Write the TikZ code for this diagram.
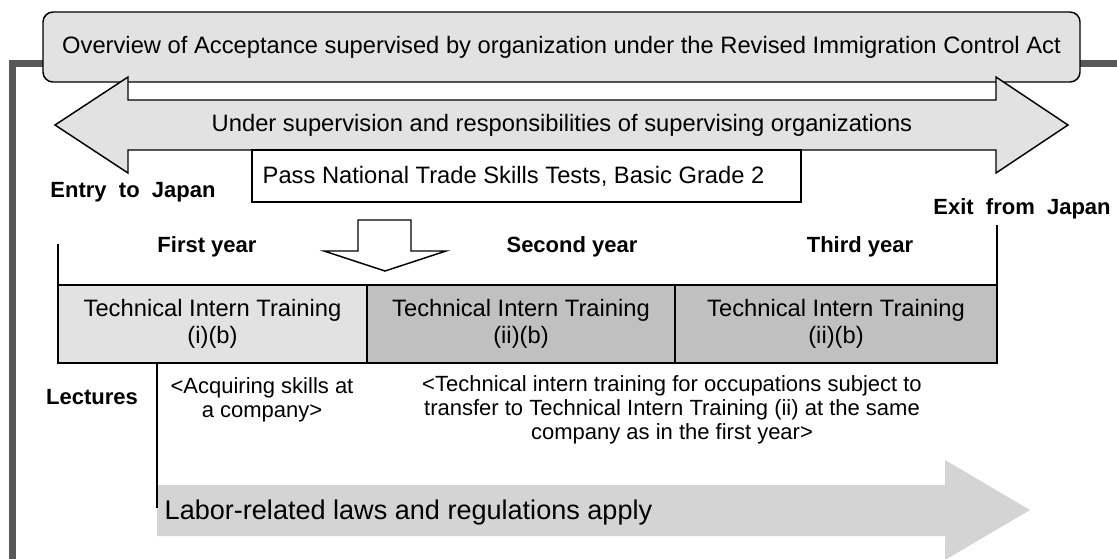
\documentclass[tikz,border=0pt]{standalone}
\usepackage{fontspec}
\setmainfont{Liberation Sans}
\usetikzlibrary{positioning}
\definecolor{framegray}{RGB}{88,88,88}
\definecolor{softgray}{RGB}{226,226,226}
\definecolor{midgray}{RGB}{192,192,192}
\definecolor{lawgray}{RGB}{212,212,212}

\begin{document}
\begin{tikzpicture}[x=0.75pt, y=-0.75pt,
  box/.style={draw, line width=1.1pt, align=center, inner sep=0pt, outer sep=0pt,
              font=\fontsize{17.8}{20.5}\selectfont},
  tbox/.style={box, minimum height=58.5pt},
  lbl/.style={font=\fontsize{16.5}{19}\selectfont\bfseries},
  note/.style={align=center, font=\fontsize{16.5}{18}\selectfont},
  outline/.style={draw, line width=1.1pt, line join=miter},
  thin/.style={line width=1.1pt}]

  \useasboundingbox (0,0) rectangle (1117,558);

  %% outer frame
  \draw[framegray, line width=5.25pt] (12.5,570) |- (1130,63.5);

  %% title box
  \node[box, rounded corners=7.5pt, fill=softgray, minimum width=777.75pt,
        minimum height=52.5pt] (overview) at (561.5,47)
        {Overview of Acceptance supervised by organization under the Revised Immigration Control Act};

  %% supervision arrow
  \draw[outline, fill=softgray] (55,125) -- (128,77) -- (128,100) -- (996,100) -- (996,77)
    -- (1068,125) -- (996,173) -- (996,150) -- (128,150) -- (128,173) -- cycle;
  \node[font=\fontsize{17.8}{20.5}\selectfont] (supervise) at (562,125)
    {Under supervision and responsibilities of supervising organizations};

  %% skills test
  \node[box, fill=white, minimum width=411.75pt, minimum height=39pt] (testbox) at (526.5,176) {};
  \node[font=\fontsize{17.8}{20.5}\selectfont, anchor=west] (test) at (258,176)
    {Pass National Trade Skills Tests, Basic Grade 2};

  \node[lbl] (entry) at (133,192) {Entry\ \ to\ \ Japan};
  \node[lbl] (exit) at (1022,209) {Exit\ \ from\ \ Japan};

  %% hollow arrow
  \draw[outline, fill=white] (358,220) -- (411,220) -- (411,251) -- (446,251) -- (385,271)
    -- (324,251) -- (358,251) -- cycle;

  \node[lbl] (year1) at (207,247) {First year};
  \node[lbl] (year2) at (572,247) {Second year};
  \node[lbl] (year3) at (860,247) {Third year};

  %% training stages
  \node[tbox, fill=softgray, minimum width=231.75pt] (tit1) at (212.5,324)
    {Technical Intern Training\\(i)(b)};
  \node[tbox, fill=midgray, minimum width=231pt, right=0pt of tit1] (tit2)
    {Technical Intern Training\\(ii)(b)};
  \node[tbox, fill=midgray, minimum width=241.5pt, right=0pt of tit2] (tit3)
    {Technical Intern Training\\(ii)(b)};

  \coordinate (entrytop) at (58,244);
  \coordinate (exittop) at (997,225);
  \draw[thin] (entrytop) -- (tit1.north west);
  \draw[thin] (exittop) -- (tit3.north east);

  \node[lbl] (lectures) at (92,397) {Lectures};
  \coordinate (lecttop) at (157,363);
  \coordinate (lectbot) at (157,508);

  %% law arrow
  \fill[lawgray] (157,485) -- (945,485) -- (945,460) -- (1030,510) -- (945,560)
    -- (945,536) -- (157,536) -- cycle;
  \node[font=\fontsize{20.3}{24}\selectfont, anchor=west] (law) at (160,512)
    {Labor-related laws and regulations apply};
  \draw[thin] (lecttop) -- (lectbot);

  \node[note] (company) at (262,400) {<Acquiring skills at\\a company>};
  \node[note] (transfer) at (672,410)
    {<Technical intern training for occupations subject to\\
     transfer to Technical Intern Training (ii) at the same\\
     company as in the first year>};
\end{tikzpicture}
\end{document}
########################################
Omit each picture, then return all of the listing exactly as it stands.

Write the TikZ code for this diagram.
\documentclass[tikz,border=0pt]{standalone}
\usepackage{fontspec}
\setmainfont{Liberation Sans}
\usetikzlibrary{positioning}
\definecolor{framegray}{RGB}{88,88,88}
\definecolor{softgray}{RGB}{226,226,226}
\definecolor{midgray}{RGB}{192,192,192}
\definecolor{lawgray}{RGB}{212,212,212}

\begin{document}
\begin{tikzpicture}[x=0.75pt, y=-0.75pt,
  box/.style={draw, line width=1.1pt, align=center, inner sep=0pt, outer sep=0pt,
              font=\fontsize{17.8}{20.5}\selectfont},
  tbox/.style={box, minimum height=58.5pt},
  lbl/.style={font=\fontsize{16.5}{19}\selectfont\bfseries},
  note/.style={align=center, font=\fontsize{16.5}{18}\selectfont},
  outline/.style={draw, line width=1.1pt, line join=miter},
  thin/.style={line width=1.1pt}]

  \useasboundingbox (0,0) rectangle (1117,558);

  %% outer frame
  \draw[framegray, line width=5.25pt] (12.5,570) |- (1130,63.5);

  %% title box
  \node[box, rounded corners=7.5pt, fill=softgray, minimum width=777.75pt,
        minimum height=52.5pt] (overview) at (561.5,47)
        {Overview of Acceptance supervised by organization under the Revised Immigration Control Act};

  %% supervision arrow
  \draw[outline, fill=softgray] (55,125) -- (128,77) -- (128,100) -- (996,100) -- (996,77)
    -- (1068,125) -- (996,173) -- (996,150) -- (128,150) -- (128,173) -- cycle;
  \node[font=\fontsize{17.8}{20.5}\selectfont] (supervise) at (562,125)
    {Under supervision and responsibilities of supervising organizations};

  %% skills test
  \node[box, fill=white, minimum width=411.75pt, minimum height=39pt] (testbox) at (526.5,176) {};
  \node[font=\fontsize{17.8}{20.5}\selectfont, anchor=west] (test) at (258,176)
    {Pass National Trade Skills Tests, Basic Grade 2};

  \node[lbl] (entry) at (133,192) {Entry\ \ to\ \ Japan};
  \node[lbl] (exit) at (1022,209) {Exit\ \ from\ \ Japan};

  %% hollow arrow
  \draw[outline, fill=white] (358,220) -- (411,220) -- (411,251) -- (446,251) -- (385,271)
    -- (324,251) -- (358,251) -- cycle;

  \node[lbl] (year1) at (207,247) {First year};
  \node[lbl] (year2) at (572,247) {Second year};
  \node[lbl] (year3) at (860,247) {Third year};

  %% training stages
  \node[tbox, fill=softgray, minimum width=231.75pt] (tit1) at (212.5,324)
    {Technical Intern Training\\(i)(b)};
  \node[tbox, fill=midgray, minimum width=231pt, right=0pt of tit1] (tit2)
    {Technical Intern Training\\(ii)(b)};
  \node[tbox, fill=midgray, minimum width=241.5pt, right=0pt of tit2] (tit3)
    {Technical Intern Training\\(ii)(b)};

  \coordinate (entrytop) at (58,244);
  \coordinate (exittop) at (997,225);
  \draw[thin] (entrytop) -- (tit1.north west);
  \draw[thin] (exittop) -- (tit3.north east);

  \node[lbl] (lectures) at (92,397) {Lectures};
  \coordinate (lecttop) at (157,363);
  \coordinate (lectbot) at (157,508);

  %% law arrow
  \fill[lawgray] (157,485) -- (945,485) -- (945,460) -- (1030,510) -- (945,560)
    -- (945,536) -- (157,536) -- cycle;
  \node[font=\fontsize{20.3}{24}\selectfont, anchor=west] (law) at (160,512)
    {Labor-related laws and regulations apply};
  \draw[thin] (lecttop) -- (lectbot);

  \node[note] (company) at (262,400) {<Acquiring skills at\\a company>};
  \node[note] (transfer) at (672,410)
    {<Technical intern training for occupations subject to\\
     transfer to Technical Intern Training (ii) at the same\\
     company as in the first year>};
\end{tikzpicture}
\end{document}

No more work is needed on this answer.